?La moitié des insuffisants cardiaques décède dans les quatre ans qui suivent leur diagnostic et un quart d’entre eux est réhospitalisé dans les trois mois qui suivent la première décompensation. La morbi-mortalité de cette affection, dont la prévalence atteint 2 à 3 %, reste élevée malgré les avancées apportées par les bêtabloquants, les médicaments ciblant le système rénine-angiotensine-aldostérone (IEC, ARA II) et les antagonistes de l’aldostérone. Il faut noter que les bêtabloquants qui ont la propriété de diminuer la fréquence cardiaque ne peuvent pas toujours être utilisés à la posologie cible en raison de problèmes de tolérance. D’où l’intérêt de l’ivabradine, qui réduit exclusivement la fréquence cardiaque sans toucher à la contractilité myocardique, ni à la conduction intracardiaque, même chez les patients dont la fonction systolique est altérée.

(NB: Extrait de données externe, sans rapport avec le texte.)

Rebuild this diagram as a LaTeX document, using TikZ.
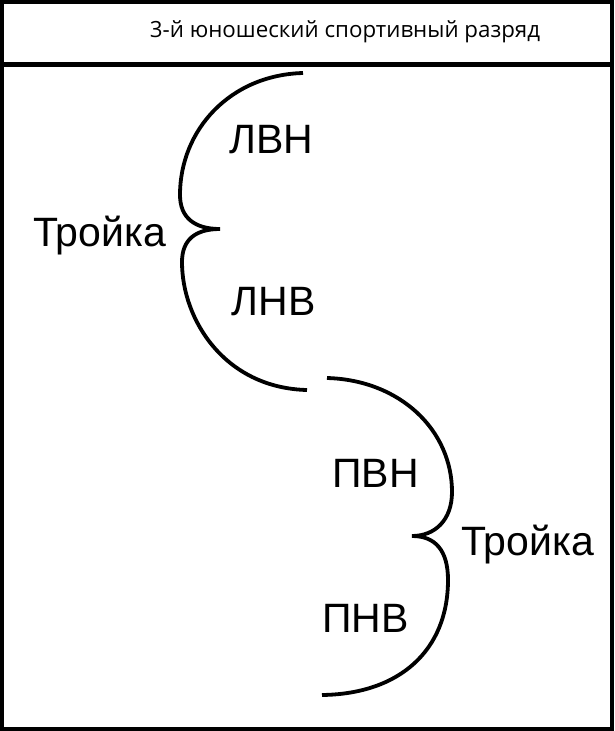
\documentclass[tikz,border=0pt]{standalone}
\usepackage{fontspec}
\setmainfont{Liberation Sans}
\newfontfamily\headfont{Open Sans}
\usetikzlibrary{positioning}

\begin{document}
\begin{tikzpicture}[x=1pt,y=-1pt,line width=3.8pt,
    every node/.style={inner sep=0pt,anchor=base,font=\fontsize{41}{41}\selectfont}]
    \useasboundingbox (0,0) rectangle (614,731);
    \draw[line width=4pt] (2,2) rectangle (612,729);
    \draw[line width=4.5pt] (0,64.5) -- (614,64.5);
    \node[font=\headfont\fontsize{22.3}{22.3}\selectfont] (title) at (345,37) {3-й юношеский спортивный разряд};
    % left group
    \node (lvn) at (271.5,153) {ЛВН};
    \node (lnv) at (273.5,315) {ЛНВ};
    \node (troika_l) at (99.5,246) {Тройка};
    \coordinate (tip_l) at (220,229);
    \draw (303,73) .. controls (230,75) and (180,130) .. (180,195)
        .. controls (180,218) and (195,229) .. (tip_l)
        .. controls (195,229) and (182,240) .. (182,262)
        .. controls (182,320) and (225,388) .. (307,390);
    % right group
    \node (pvn) at (375.5,487) {ПВН};
    \node (pnv) at (365.5,632) {ПНВ};
    \node (troika_r) at (527.5,555) {Тройка};
    \coordinate (tip_r) at (412,536);
    \draw (327,378) .. controls (400,380) and (452,430) .. (452,492)
        .. controls (452,520) and (435,536) .. (tip_r)
        .. controls (435,536) and (448,550) .. (448,580)
        .. controls (448,650) and (400,694) .. (322,695);
\end{tikzpicture}
\end{document}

Des bénéfices dès trois mois
Le concept d’abaisser la fréquence cardiaque a été testé lors de l’étude SHIFT, réalisée dans 677 centres répartis dans 37 pays. Elle a permis d’inclure 6 558 insuffisants cardiaques, en classe II à IV de la NYHA, avec une fraction d’éjection ventriculaire gauche inférieure à 35 %, une fréquence cardiaque supérieure ou égale à 70 bpm et ayant été hospitalisés une fois au cours de l’année précédente. 3 268 d’entre eux ont reçu, en plus du traitement optimal, de l’ivabradine 7,5 mgx 2/j après une période de titration de 15 jours à la posologie de 5 mg x 2/j (après un an, 70 % bénéficiaient de la posologie de 7,5 mg x 2/j). Ils ont été comparés à un groupe contrôle de 3 290 patients sous placebo.
Les patients étaient traités de manière optimale : 90 % étaient sous bêtabloquants, dont 56 % recevaient au moins la moitié de la dose cible préconisée et 26 % la totalité de cette dose. De plus, 91 % des patients étaient sous inhibiteur du SRAA et 60 % sous anti-aldostérone.Après un suivi médian de 22,9 mois (au maximum 41,7 mois), l’ivabradine réduit significativement de 18 % l’incidence du critère principal, associant mortalité cardiovasculaire et hospitalisation pour insuffisance cardiaque (HR = 0,82, p < 0,0001). « Ce résultat était obtenu principalement par un effet favorable sur les événements liés à l’insuffisance cardiaque (décès ou hospitalisation pour insuffisance cardiaque), bénéfice qui apparaît dès les 3 mois après le début du traitement et qui se maintient tout au long de l’étude », indiquent les auteurs de l’article paru dans The Lancet.
Le rôle important de la fréquence cardiaque
Les décès comme les hospitalisations pour décompensation cardiaque sont significativement réduits de 26 % (p =0,014 pour les décès, p = 0,0001 pour les hospitalisations). Le bénéfice est homogène dans les différents sous-groupes avec une efficacité d’autant plus marquée lorsque la fréquence cardiaque de repos initiale est supérieure à 77 bpm. Dans le groupe traité par ivabradine, la fréquence cardiaque était réduite de 15 bpm par rapport à la fréquence moyenne initiale de 80 bpm. « Nos résultats étayent l’idée que la fréquence cardiaque joue un rôle important dans la physiopathologie de l’IC », écrivent les auteurs de l’étude.
Enfin, la tolérance de l’ivabradine se révèle très bonne. Bien que les bradycardies symptomatiques soient rapportées dans 5 % des cas, elles ne motivent l’arrêt du traitement que dans 1 % des cas. 3 % des patients ont rapporté des phosphènes (3 % versus 1 % dans le groupe placebo, p < 0,0001), un effet indésirable connu et peu grave de l’ivabradine.
Pour les coordinateurs de l’étude, Karl Swedberg (Göteborg, Suède) et Michel Komajda (hôpital Pitié Salpêtrière, Paris), on attendait « depuis longtemps, des résultats aussi positifs dans l’insuffisance cardiaque, affection toujours très sévère. Ainsi, il faut systématiquement mesurer la fréquence cardiaque chez ces patients et associer Procoralan® au traitement optimal quand la valeur initiale dépasse
70 bpm, avec un objectif de 60 bpm ». La réduction du risque absolu s’élève à 4,2 % avec l’ivabradine.
Autrement dit, SHIFT montre qu’il suffit de traiter par Procoralan®, pendant un an, 26 insuffisants cardiaques dont la fréquence cardiaque de repos dépasse 70 bpm, pour éviter un décès ou une hospitalisation pour aggravation de l’insuffisance cardiaque.